Continuamos a bater recordes, mas não os que gostaríamos. O tema da vez é inflação. Em fevereiro deste ano, o IPCA acumulado em 12 meses alcançou a maior alta para o mês em 22 anos, 5,06% – superando mais uma vez o teto da meta do banco central, que é de 4,05%. O aumento no preço dos alimentos, que subiu mais de 7% no ano anterior, é o principal fator de pressão catalisado por instabilidades climáticas, sobretudo por chuvas irregulares e altas temperaturas. O ovo, por exemplo, que sofreu muito com as mudanças de clima, teve seu custo aumentado em 15% no último mês – a maior variação desde junho de 1994, quando o real ainda nem estava em circulação. Para se ter uma ideia do macro, a inflação acumulada de janeiro de 2020 até agora para alimentos ultrapassa 55%. Enquanto isso, salários foram corrigidos abaixo desses números, dificultando a quantidade de comida que o brasileiro consegue comprar para pôr na mesa.
Aliados e especialistas creditam a queda exponencial da popularidade de Lula à inflação dos alimentos. O presidente e sua equipe econômica já perceberam que frear a crise não é somente uma questão de “limpar a imagem do governo”, mas garantir o poder de compra da população em um ambiente favorável ao crescimento econômico sustentável. Para isso, políticas de pão e circo, como algumas que vêm sendo discutidas ultimamente, não serão suficientes. Zerar o desmatamento é a chave para reduzir a inflação – e, enquanto tal medida não for central na agenda de nossos economistas, a picanha vai ter que esperar.
A floresta exerce forte influência sobre os padrões de chuva, impactando diretamente na produção dos alimentos, na geração de energia e, claro, no controle dos preços. Segundo estudo inédito do projeto Amazônia 2030, o desmatamento na Amazônia afeta a principal fonte da matriz elétrica nacional, a hidroeletricidade, podendo já ter causado reduções significativas no potencial de energia e nos lucros das hidrelétricas. A derrubada da vegetação diminui a umidade das correntes de ar e, por conseguinte, o volume de chuva, aumentando a demanda por fontes mais caras e poluentes, como as termelétricas.
Ainda em fevereiro de 2025, a conta de luz das famílias brasileiras subiu quase 17% e teve o maior impacto na inflação do mês. Esses são os efeitos de um sistema que não valoriza a floresta em pé e que está literalmente “pagando para ver” até onde conseguimos ir com a falta de um modelo de desenvolvimento econômico sustentável. As estatísticas alertam que, se não acelerarmos a eficiência de mecanismos de conservação ambiental, daqui a pouco a conta a ser acertada com a natureza estará em um preço bem mais alto do que sequer somos capazes de pagar.

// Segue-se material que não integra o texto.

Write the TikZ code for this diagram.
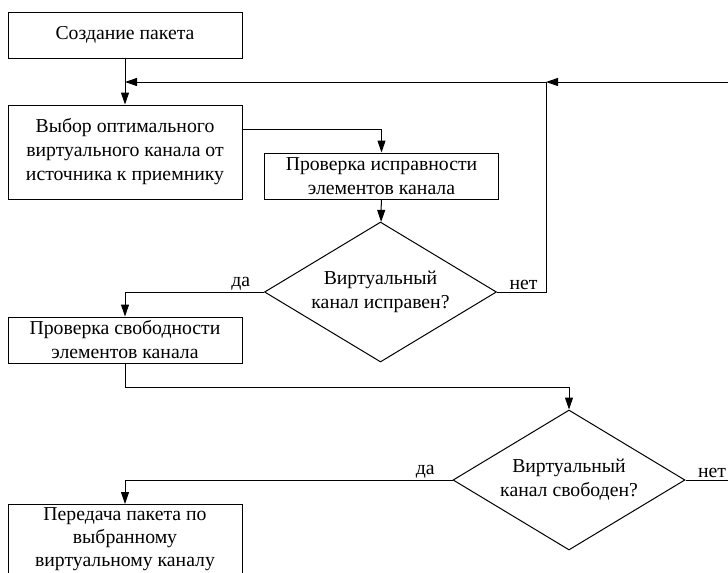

O setor agrícola também sofre em função dos eventos climáticos extremos, gerando instabilidade na oferta de alimentos. De acordo com a Companhia Nacional de Abastecimento (Conab), era esperado para a safra de grãos 2023/24 uma produção de 317,5 milhões de toneladas, sendo que o volume colhido foi de cerca de 298 milhões de toneladas. A quebra de 6% aconteceu por conta de períodos oscilantes de chuvas irregulares e altas temperaturas fora das safras habituais nas principais regiões produtoras do país. Trata-se de um cenário que impacta a economia em escala global e a segurança alimentar da população.
O baixo estoque de café, por exemplo, é resultado da falta de chuvas durante o desenvolvimento das lavouras. Agricultores estão sendo obrigados a adaptarem suas técnicas de plantio para manutenção da colheita, aumentando gastos com a produção que serão repassados ao consumidor. O preço do café está subindo desde janeiro de 2024, tendo aumentado mais de 10% em fevereiro deste ano – a maior alta em 26 anos. A tendência é que continue subindo, pressionando cada vez mais a inflação.
As camadas mais pobres da população são as mais vulneráveis à inflação de alimentos. Isso porque a alimentação – junto a outros fatores como energia e habitação –, consome uma das maiores fatias dos gastos de brasileiros que ganham menos de dois salários mínimos. Estima-se que 25% do orçamento dessas famílias seja destinado à compra de alimentos. Com o impacto no bolso, cresce a insegurança alimentar, agravando a pobreza e a miséria no país.
Nunca esteve tão claro. Para conter a inflação e seus problemas adjacentes, precisamos olhar para nossas florestas. Economistas devem considerar o papel estratégico que elas exercem para a manutenção de serviços essenciais – seja no setor de energia, seja na agricultura. Reduzir o desmatamento – até zerá-lo – não é uma medida meramente ambiental, mas um plano de redução do custo de vida e de combate à fome. Estabelecer a aliança entre natureza e economia é a certeza de futuro para as próximas gerações.